Until now we used junit with dbunit to test rules. We had sample data that was put to hsqldb. We had couple of
A unit test with DBUnit doesn't really work. An integration test with DBUnit does. Here's why: - A unit test should be fast. -- A DBUnit database restore is slow. Takes 30 seconds easily. -- A real-world application has many not null columns. So data, isolated for a single feature, still easily uses half the tables of the database. - A unit test should be isolated. -- Restoring the dbunit database for every test to keep them isolated has drawbacks: --- Running all tests takes hours (especially as the application grows), so no one runs them, so they constantly break, so they are disabled, so there is no testing, so you application is full of bugs. --- Creating half a database for every unit test is a lot of creation work, a lot of maintenance work, can easily become invalid (with regards to validation which database schema's don't support, see Hibernate Validator) and ussually does a bad job of representing reality.
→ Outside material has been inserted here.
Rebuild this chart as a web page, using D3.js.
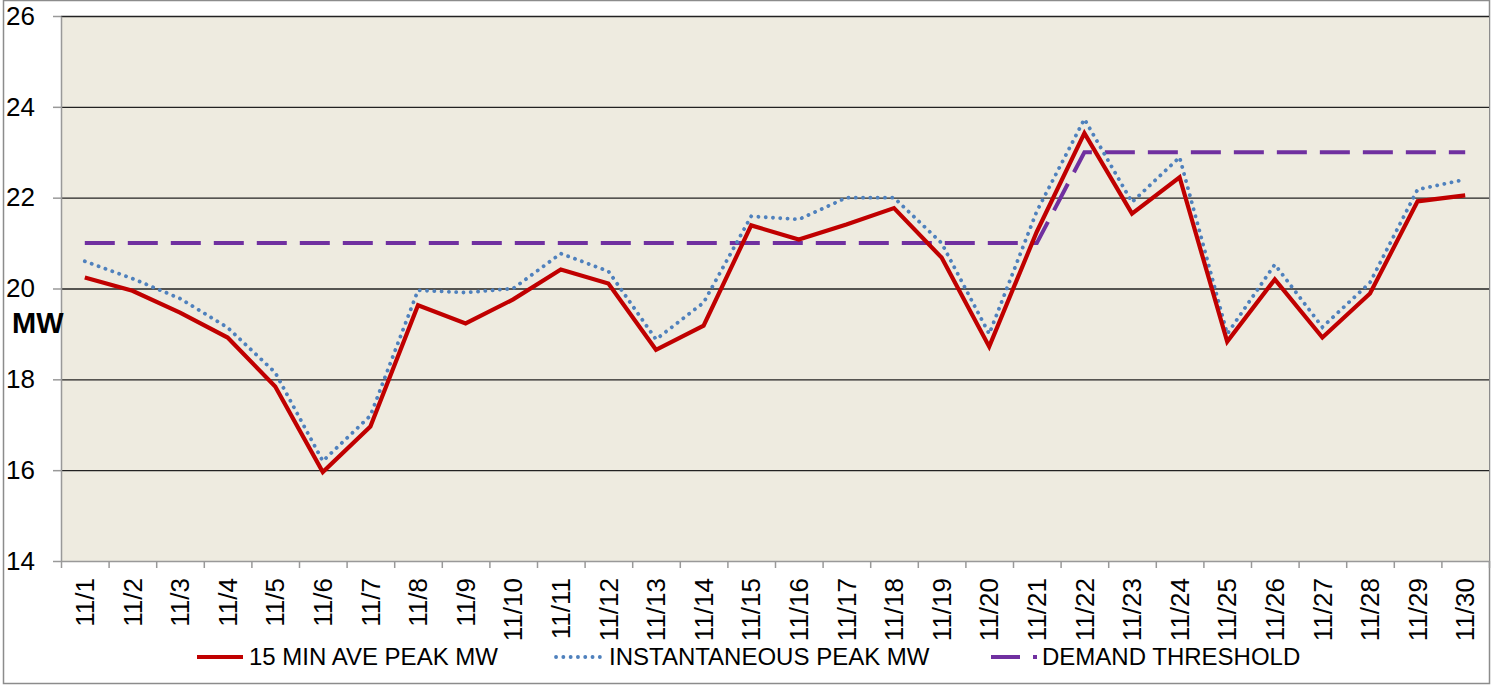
<!DOCTYPE html>
<html>
<head>
<meta charset="utf-8">
<script src="https://cdn.jsdelivr.net/npm/d3@7"></script>
<style>
  body { margin: 0; background: #fff; }
  svg { display: block; font-family: "Liberation Sans", Arial, sans-serif; }
</style>
</head>
<body>
<script>
var width = 1498;
var height = 685;

// data
var days = ["11/1","11/2","11/3","11/4","11/5","11/6","11/7","11/8","11/9","11/10",
  "11/11","11/12","11/13","11/14","11/15","11/16","11/17","11/18","11/19","11/20",
  "11/21","11/22","11/23","11/24","11/25","11/26","11/27","11/28","11/29","11/30"];
var avgPeak = [20.24, 19.95, 19.47, 18.92, 17.84, 15.96, 16.96, 19.63, 19.23, 19.76,
  20.42, 20.11, 18.65, 19.18, 21.39, 21.08, 21.41, 21.77, 20.68, 18.72,
  21.25, 23.42, 21.65, 22.45, 18.83, 20.2, 18.92, 19.89, 21.92, 22.05];
var instPeak = [20.6, 20.22, 19.78, 19.14, 18.15, 16.2, 17.2, 19.96, 19.91, 20.0,
  20.77, 20.38, 18.88, 19.69, 21.59, 21.52, 22.0, 22.0, 21.0, 19.0,
  21.7, 23.73, 21.9, 22.89, 19.0, 20.53, 19.15, 20.13, 22.18, 22.4];
var threshold = [21, 21, 21, 21, 21, 21, 21, 21, 21, 21,
  21, 21, 21, 21, 21, 21, 21, 21, 21, 21,
  21, 23, 23, 23, 23, 23, 23, 23, 23, 23];
var yTicks = [14, 16, 18, 20, 22, 24, 26];
var seriesNames = ["15 MIN AVE PEAK MW", "INSTANTANEOUS PEAK MW", "DEMAND THRESHOLD"];

var plot = { left: 61, right: 1489, top: 16, bottom: 561 };

var svg = d3.select("body").append("svg")
  .attr("width", width)
  .attr("height", height);

// outer border
svg.append("rect")
  .attr("x", 3.5).attr("y", 0.5)
  .attr("width", 1486).attr("height", 683)
  .attr("fill", "none")
  .attr("stroke", "#8c8c8c")
  .attr("stroke-width", 1.5);

svg.append("rect")
  .attr("x", plot.left).attr("y", plot.top)
  .attr("width", plot.right - plot.left).attr("height", plot.bottom - plot.top)
  .attr("fill", "#eeebe0");

var x = d3.scaleBand()
  .domain(days)
  .range([plot.left, plot.right])
  .padding(0);

var xEdge = d3.scaleLinear()
  .domain([0, days.length])
  .range([plot.left, plot.right]);

var y = d3.scaleLinear()
  .domain([14, 26])
  .range([plot.bottom, plot.top]);

function cx(d, i) { return x(days[i]) + x.bandwidth() / 2; }

// gridlines
svg.append("g")
  .attr("class", "grid")
  .attr("transform", "translate(" + plot.left + ",0)")
  .call(d3.axisLeft(y).tickValues(yTicks.slice(1)).tickSize(-(plot.right - plot.left)).tickFormat(""))
  .call(function(g) {
    g.select(".domain").remove();
    g.selectAll("line").attr("stroke", "#222").attr("stroke-width", 1.3);
  });

// y axis
svg.append("g")
  .attr("transform", "translate(" + plot.left + ",0)")
  .call(d3.axisLeft(y).tickValues(yTicks).tickSize(8).tickPadding(18).tickSizeOuter(0))
  .call(function(g) {
    g.select(".domain").attr("stroke", "#999").attr("stroke-width", 1.5);
    g.selectAll("line").attr("stroke", "#999").attr("stroke-width", 1.5);
    g.selectAll("text").attr("fill", "#000").style("font-size", "26px")
      .style("font-family", "'Liberation Sans', Arial, sans-serif");
  });

svg.append("text")
  .attr("x", 12).attr("y", 333)
  .style("font-size", "29px")
  .style("font-weight", "bold")
  .text("MW");

// x axis ticks at category boundaries
svg.append("g")
  .attr("transform", "translate(0," + plot.bottom + ")")
  .call(d3.axisBottom(xEdge).tickValues(d3.range(days.length + 1)).tickSize(7).tickSizeOuter(0).tickFormat(""))
  .call(function(g) {
    g.select(".domain").attr("stroke", "#999").attr("stroke-width", 1.5);
    g.selectAll("line").attr("stroke", "#999").attr("stroke-width", 1.5);
  });

// x labels
svg.append("g")
  .attr("transform", "translate(0," + plot.bottom + ")")
  .call(d3.axisBottom(x).tickSize(0))
  .call(function(g) {
    g.select(".domain").remove();
    g.selectAll("text")
      .attr("transform", "rotate(-90)")
      .attr("text-anchor", "end")
      .attr("x", -17)
      .attr("y", 0)
      .attr("dy", "0.35em")
      .attr("fill", "#000")
      .style("font-size", "26px")
      .style("font-family", "'Liberation Sans', Arial, sans-serif");
  });

var line = d3.line()
  .x(cx)
  .y(function(d) { return y(d); });

svg.append("path")
  .datum(threshold)
  .attr("d", line)
  .attr("fill", "none")
  .attr("stroke", "#7030a0")
  .attr("stroke-width", 4)
  .attr("stroke-dasharray", "30 13");

svg.append("path")
  .datum(instPeak)
  .attr("d", line)
  .attr("fill", "none")
  .attr("stroke", "#4f81bd")
  .attr("stroke-width", 3.8)
  .attr("stroke-linecap", "round")
  .attr("stroke-dasharray", "0.1 7.2");

svg.append("path")
  .datum(avgPeak)
  .attr("d", line)
  .attr("fill", "none")
  .attr("stroke", "#c00000")
  .attr("stroke-width", 4.2)
  .attr("stroke-linejoin", "miter");

// legend
var legendItems = [
  { name: seriesNames[0], x0: 197, tx: 249, color: "#c00000", dash: null, w: 4.2, cap: "butt" },
  { name: seriesNames[1], x0: 556, tx: 609, color: "#4f81bd", dash: "0.1 7.2", w: 3.8, cap: "round" },
  { name: seriesNames[2], x0: 991, tx: 1042, color: "#7030a0", dash: "29 13", w: 4, cap: "butt" }
];
var legendY = 657;

var lg = svg.selectAll(".legend")
  .data(legendItems)
  .enter().append("g")
  .attr("class", "legend");

lg.append("line")
  .attr("x1", function(d) { return d.x0; })
  .attr("x2", function(d) { return d.x0 + 46; })
  .attr("y1", legendY).attr("y2", legendY)
  .attr("stroke", function(d) { return d.color; })
  .attr("stroke-width", function(d) { return d.w; })
  .attr("stroke-linecap", function(d) { return d.cap; })
  .attr("stroke-dasharray", function(d) { return d.dash; });

lg.append("text")
  .attr("x", function(d) { return d.tx; })
  .attr("y", legendY)
  .attr("dy", "0.35em")
  .style("font-size", "24px")
  .text(function(d) { return d.name; });
</script>
</body>
</html>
Instead, write integration tests with DBunit: - One DBunit, the same for all tests. Load it only once (even if you run 500 tests). -- Wrap each test in a transaction and rollback the database after every test. Most methods use propagation required anyway. Set the testdata dirty only (to reset it in the next test if there is a next test) only when propagation is requires_new. - Fill that database with corner cases. Don't add more common cases than are strictly needed to test your business rules, so ussually only 2 common cases (to be able to test "one to many"). - Write future-proof tests: -- Don't test the number of activated rules or the number of inserted facts. -- Instead, test if a certain inserted fact is present in the result. Filter the result on a certain property set to X (different from the common value of that property) and test the number of inserted facts with that property set to X.